Tentando preencher essa lacuna, dezenas de governos defenderam, em Belém, a elaboração de um roteiro de transição energética. Essa proposta levou os participantes a expor, com rara clareza, os inúmeros obstáculos que hoje travam essa transição.
Como resumiu Susana Muhamad, ex-ministra do Meio Ambiente da Colômbia, em uma das sessões, países que tentam reduzir suas exportações de petróleo enfrentam hoje uma enxurrada de riscos: queda nas ações de empresas de energia, questionamentos do FMI sobre capacidade de pagamento da dívida e preocupações de agências de rating sobre a solidez dos investimentos. Sem um marco internacional para orientar essa transição, ela perguntou: “quem vai arriscar sua economia primeiro?” A pergunta é incontornável.
Outros fatores financeiros ajudam a explicar por que, na década posterior ao Acordo de Paris, o mundo aposentou cerca de 300 gigawatts de energia a carvão, mas acrescentou quase 600 GW — com outros 600 GW ainda em fase de planejamento, segundo ressaltou o professor Akash Deep, de Harvard. Mesmo que existam alternativas mais limpas, os combustíveis fósseis continuam sendo a opção racional para muitas economias de rápido crescimento, simplesmente porque são mais fáceis de financiar.
Ao final das negociações, nesta sexta-feira, o futuro do roteiro ainda permanecia incerto. Mas a pressão exercida em Belém fez com que vários países se comprometessem a avançar no tema ao longo do próximo ano, possivelmente com apoio de instituições multilaterais.
Houve, contudo, avanços mais concretos em outro tema que ganhou peso nesta COP: as regras do comércio global.
As tarifas generalizadas de Donald Trump ajudaram a trazer para o centro das atenções um debate que, por anos, pairou à margem dessas discussões. Da mesma forma, as tarifas impostas por países ocidentais aos veículos elétricos chineses alimentaram temores de que o ritmo da transição energética global seja comprometido caso se intensifiquem as barreiras à principal fonte mundial de tecnologias verdes.
Mas o estopim em Belém foi o imposto de fronteira sobre carbono da União Europeia, previsto para entrar em vigor em janeiro.

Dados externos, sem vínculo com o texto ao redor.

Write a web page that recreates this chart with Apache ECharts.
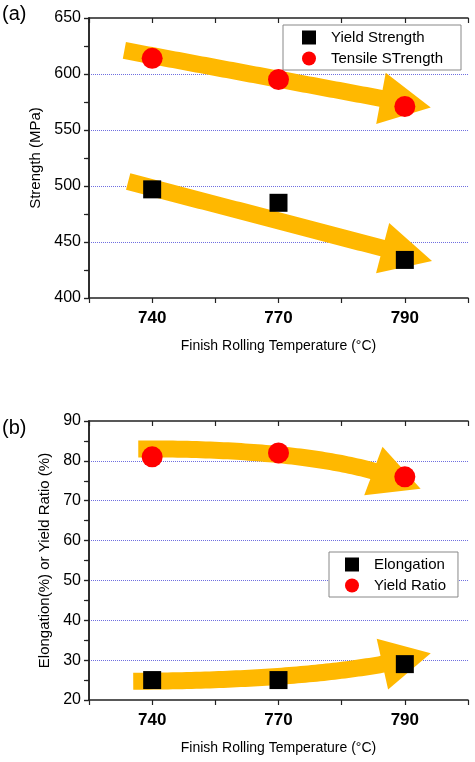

Diversos países criticaram o Mecanismo de Ajuste de Carbono na Fronteira (CBAM), ferramenta criada para evitar que indústrias europeias sejam prejudicadas por importações oriundas de países sem um sistema robusto de precificação de carbono. Hoje, esse sistema exige que empresas europeias paguem algo em torno de 80 euros por tonelada de dióxido de carbono emitido.
A Arábia Saudita esteve entre os que repudiaram a medida, denunciando o que chamaram de uma “transferência econômica injusta dos pobres para os ricos, disfarçada de ação climática”, capaz de minar os esforços de descarbonização dos países menores.
Ainda assim, muitos governos estão atentos a esse tipo de iniciativa, especialmente diante de indícios de que o CBAM está estimulando a disseminação da precificação de carbono. Desde que o plano europeu começou a ser discutido em 2019, pesquisadores contabilizam mais de 40 esquemas, em 37 países, que foram lançados, analisados ou implementados.
De forma oportuna, o Brasil aproveitou a COP30 para lançar um fórum destinado a discutir o provável aumento das tensões entre comércio e clima. Apenas mais um espaço de diálogo? Talvez, mas foi revigorante ver as realidades econômicas imediatas finalmente ganhando centralidade em um processo que tantas vezes parece alheio a elas.
De maneira semelhante, países fizeram um esforço raro para incluir, nas negociações formais da COP, o tema dos minerais críticos imprescindíveis à transição energética. O combate à desinformação climática — questão que raramente recebe atenção direta nesses encontros — também foi apoiado por diversas nações. E foi criado ainda um fundo pioneiro de US$ 5,5 bilhões para a proteção das florestas tropicals.
Convém frisar: trata-se mais de um passo hesitante do que de um rompimento real com o tradicional “business as usual” das COPs. Os negociadores ainda passaram horas discutindo textos jurídicos que confundiriam até especialistas, quanto mais o público geral, sobretudo num momento em que o mundo avança a passos largos rumo a um clima desconhecido.
Não há garantias de que essas novas iniciativas produzirão mudanças profundas. Ainda assim, o Brasil iniciou um trabalho há muito necessário: redefinir a forma como o mundo enfrenta um dos grandes desafios do nosso tempo. Não é a resposta final — mas é, sem dúvida, um começo.